* **Brief**
Skip the pictures, please, and write out exactly the lines from the opening of the data through the line containing "ax.axis('off')".

[BEGIN]

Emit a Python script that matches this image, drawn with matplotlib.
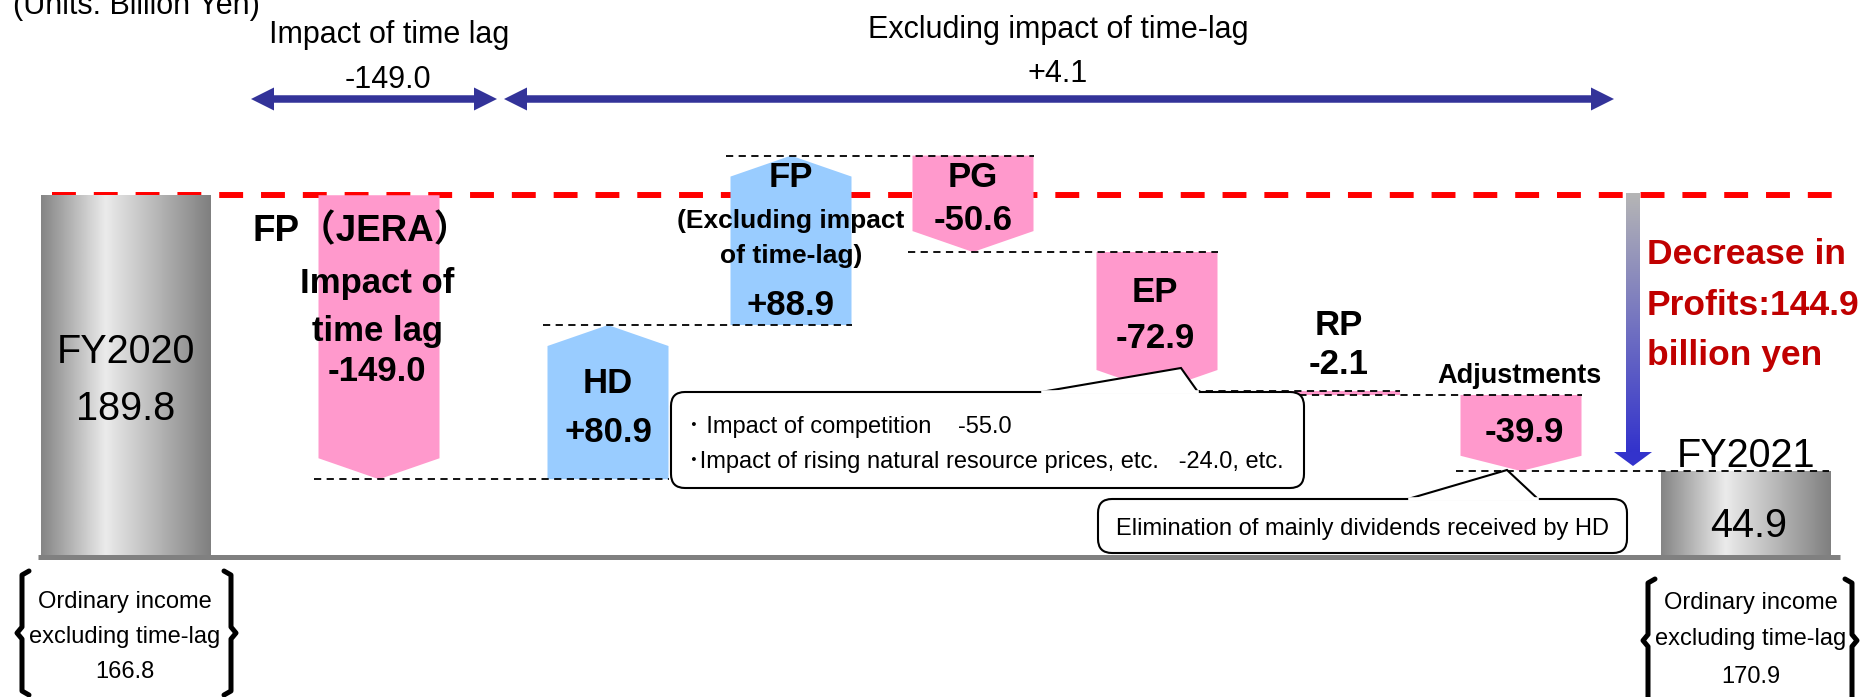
import numpy as np
import matplotlib.pyplot as plt
from matplotlib.patches import Polygon, FancyBboxPatch

plt.rcParams['font.family'] = ['Liberation Sans', 'Noto Sans CJK JP']

# ordinary income bridge FY2020 -> FY2021 (billion yen)
start_label, start_value = 'FY2020', 189.8
end_label, end_value = 'FY2021', 44.9
steps = ['FP（JERA）', 'HD', 'FP', 'PG', 'EP', 'RP', 'Adjustments']
deltas = [-149.0, 80.9, 88.9, -50.6, -72.9, -2.1, -39.9]
lag_impact = -149.0
ex_lag_impact = 4.1
profit_drop = 144.9
ex_lag_income = [166.8, 170.9]
ep_breakdown = [('Impact of competition', -55.0),
                ('Impact of rising natural resource prices, etc.', -24.0)]
adj_note = 'Elimination of mainly dividends received by HD'

W, H = 1872, 697
PX = 1.906      # pixels per billion yen
BASE = 557      # pixel row of the zero line

centers = [126, 379, 608, 791, 973, 1157, 1339, 1521, 1746]
bar_w = 121
cyl_w = 170
tips = [11, 11, 11, 11, 11, 0, 8]
PINK, BLUE, NAVY = '#ff99cc', '#99ccff', '#333399'
BIG = 25        # bold step labels
FY = 28.5

fig = plt.figure(figsize=(W / 100, H / 100), dpi=100)
ax = fig.add_axes([0, 0, 1, 1])
ax.axis('off')


def cylinder(xc, v):
    prof = np.interp(np.linspace(0, 1, 256), [0, 0.38, 1], [0.52, 0.92, 0.5])
    ax.imshow(prof[None, :], cmap='gray', vmin=0, vmax=1, aspect='auto',
              extent=(xc - cyl_w / 2, xc + cyl_w / 2, 0, v),
              interpolation='bilinear', zorder=2)


# red reference line at FY2020 level
ax.plot([52, 1840], [start_value, start_value], color='red', lw=4.3,
        ls=(0, (4, 3)), zorder=1)

cylinder(centers[0], start_value)
cylinder(centers[-1], end_value)

level = start_value
levels = []
for d, xc, tip in zip(deltas, centers[1:-1], tips):
    new = level + d
    l, r = xc - bar_w / 2, xc + bar_w / 2
    if d > 0:
        pts = [(l, level), (r, level), (r, new - tip), (xc, new), (l, new - tip)]
        col = BLUE
    else:
        pts = [(l, level), (r, level), (r, new + tip), (xc, new), (l, new + tip)]
        col = PINK
    ax.add_patch(Polygon(pts, closed=True, fc=col, ec='none', zorder=2))
    levels.append(new)
    level = new

# dashed connectors
rights = [c + bar_w / 2 for c in centers[2:-1]] + [centers[-1] + cyl_w / 2 - 2]
for i, lv in enumerate(levels):
    ax.plot([centers[i + 1] - bar_w / 2 - 5, rights[i]], [lv, lv], color='black',
            lw=1.3, ls=(0, (4, 3)), zorder=3)

ax.plot([38, 1840], [0, 0], color='#808080', lw=3.6, zorder=3, solid_capstyle='butt')
ax.set_xlim(0, W)
ax.set_ylim((BASE - H) / PX, BASE / PX)

# overlay in pixel units for labels, arrows and notes
dx = fig.add_axes([0, 0, 1, 1])
dx.axis('off')


def txt(x, y, s, size, bold=False, ha='center', color='black'):
    dx.text(x, y, s, fontsize=size, fontweight='bold' if bold else 'normal',
            ha=ha, va='baseline', color=color, zorder=8)


def double_arrow(x0, x1, y, hl=23, hw=11.5):
    dx.plot([x0 + hl - 1, x1 - hl + 1], [y, y], color=NAVY, lw=5.4, solid_capstyle='butt')
    dx.add_patch(Polygon([(x0, y), (x0 + hl, y - hw), (x0 + hl, y + hw)], fc=NAVY, ec='none'))
    dx.add_patch(Polygon([(x1, y), (x1 - hl, y - hw), (x1 - hl, y + hw)], fc=NAVY, ec='none'))


def callout(x0, y0, x1, y1, b0, b1, tip):
    dx.add_patch(FancyBboxPatch((x0, y0), x1 - x0, y1 - y0,
                                boxstyle='round,pad=0,rounding_size=14',
                                fc='white', ec='black', lw=1.5, zorder=4))
    dx.add_patch(Polygon([(b0, y0), tip, (b1, y0)], closed=False, fc='white',
                         ec='black', lw=1.5, zorder=5))
    dx.plot([b0 + 1.5, b1 - 1.5], [y0, y0], color='white', lw=2.6, zorder=6)


def bracket(x, y0, y1, s):
    m = (y0 + y1) / 2
    pts = [(x + 7 * s, y0), (x, y0 + 4), (x, m - 6), (x - 5 * s, m),
           (x, m + 6), (x, y1 - 4), (x + 7 * s, y1)]
    dx.plot(*zip(*pts), color='black', lw=3.6, solid_joinstyle='round',
            solid_capstyle='round')


# header
txt(13, 14, '(Units: Billion Yen)', 22, ha='left')
txt(389, 43, 'Impact of time lag', 22)
txt(388, 88, f'{lag_impact:.1f}', 22)
txt(1058, 38, 'Excluding impact of time-lag', 22)
txt(1058, 82, f'{ex_lag_impact:+.1f}', 22)
double_arrow(251, 497, 99)
double_arrow(504, 1614, 99)

# bar labels
txt(centers[0], 363, start_label, FY)
txt(centers[0], 420, f'{start_value:.1f}', FY)
txt(362, 241, steps[0], 26.5, True)
txt(377, 293, 'Impact of', BIG, True)
txt(377, 341, 'time lag', BIG, True)
txt(377, 381, f'{deltas[0]:+.1f}', BIG, True)
txt(centers[2], 393, steps[1], BIG, True)
txt(centers[2], 442, f'{deltas[1]:+.1f}', BIG, True)
txt(centers[3], 187, steps[2], BIG, True)
txt(centers[3], 228, '(Excluding impact', 19, True)
txt(centers[3], 263, 'of time-lag)', 19, True)
txt(centers[3], 315, f'{deltas[2]:+.1f}', BIG, True)
txt(centers[4], 187, steps[3], BIG, True)
txt(centers[4], 230, f'{deltas[3]:+.1f}', BIG, True)
txt(centers[5] - 2, 302, steps[4], BIG, True)
txt(centers[5] - 2, 348, f'{deltas[4]:+.1f}', BIG, True)
txt(centers[6], 335, steps[5], BIG, True)
txt(centers[6], 374, f'{deltas[5]:+.1f}', BIG, True)
txt(centers[7] - 2, 383, steps[6], 19.5, True)
txt(centers[7] + 3, 442, f'{deltas[6]:+.1f}', BIG, True)
txt(centers[-1], 467, end_label, FY)
txt(centers[-1] + 3, 537, f'{end_value:.1f}', FY)

# total decrease arrow
grad = np.linspace([0.71, 0.71, 0.71], [0.2, 0.2, 0.8], 200)[:, None, :]
dx.imshow(grad, aspect='auto', extent=(1626, 1640, 452, 193), interpolation='bilinear')
dx.add_patch(Polygon([(1614, 452), (1652, 452), (1633, 466)], fc='#3333cc', ec='none'))
txt(1647, 264, 'Decrease in', 25.5, True, ha='left', color='#c00000')
txt(1647, 315, f'Profits:{profit_drop:.1f}', 25.5, True, ha='left', color='#c00000')
txt(1647, 365, 'billion yen', 25.5, True, ha='left', color='#c00000')

# notes
callout(671, 392, 1304, 488, 1041, 1198, (1181, 368))
txt(688, 433, f'･ {ep_breakdown[0][0]}', 17, ha='left')
txt(958, 433, f'{ep_breakdown[0][1]:.1f}', 17, ha='left')
txt(688, 468, f'･{ep_breakdown[1][0]}   {ep_breakdown[1][1]:.1f}, etc.', 17, ha='left')
callout(1098, 499, 1627, 553, 1408, 1538, (1507, 470))
txt(1362, 535, adj_note, 17)

# ordinary income excluding time-lag
for xc, x0, x1, y0, y1, offs, v in [(125, 22, 231, 571, 695, (37, 72, 107), ex_lag_income[0]),
                                    (1751, 1648, 1852, 579, 702, (30, 66, 104), ex_lag_income[1])]:
    bracket(x0, y0, y1, 1)
    bracket(x1, y0, y1, -1)
    txt(xc, y0 + offs[0], 'Ordinary income', 17)
    txt(xc, y0 + offs[1], 'excluding time-lag', 17)
    txt(xc, y0 + offs[2], f'{v:.1f}', 17)

dx.set_xlim(0, W)
dx.set_ylim(H, 0)

fig.savefig('out.png', dpi=100)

[END]

* **Written answer**
Emit a Python script that matches this image, drawn with matplotlib.
import numpy as np
import matplotlib.pyplot as plt
from matplotlib.patches import Polygon, FancyBboxPatch

plt.rcParams['font.family'] = ['Liberation Sans', 'Noto Sans CJK JP']

# ordinary income bridge FY2020 -> FY2021 (billion yen)
start_label, start_value = 'FY2020', 189.8
end_label, end_value = 'FY2021', 44.9
steps = ['FP（JERA）', 'HD', 'FP', 'PG', 'EP', 'RP', 'Adjustments']
deltas = [-149.0, 80.9, 88.9, -50.6, -72.9, -2.1, -39.9]
lag_impact = -149.0
ex_lag_impact = 4.1
profit_drop = 144.9
ex_lag_income = [166.8, 170.9]
ep_breakdown = [('Impact of competition', -55.0),
                ('Impact of rising natural resource prices, etc.', -24.0)]
adj_note = 'Elimination of mainly dividends received by HD'

W, H = 1872, 697
PX = 1.906      # pixels per billion yen
BASE = 557      # pixel row of the zero line

centers = [126, 379, 608, 791, 973, 1157, 1339, 1521, 1746]
bar_w = 121
cyl_w = 170
tips = [11, 11, 11, 11, 11, 0, 8]
PINK, BLUE, NAVY = '#ff99cc', '#99ccff', '#333399'
BIG = 25        # bold step labels
FY = 28.5

fig = plt.figure(figsize=(W / 100, H / 100), dpi=100)
ax = fig.add_axes([0, 0, 1, 1])
ax.axis('off')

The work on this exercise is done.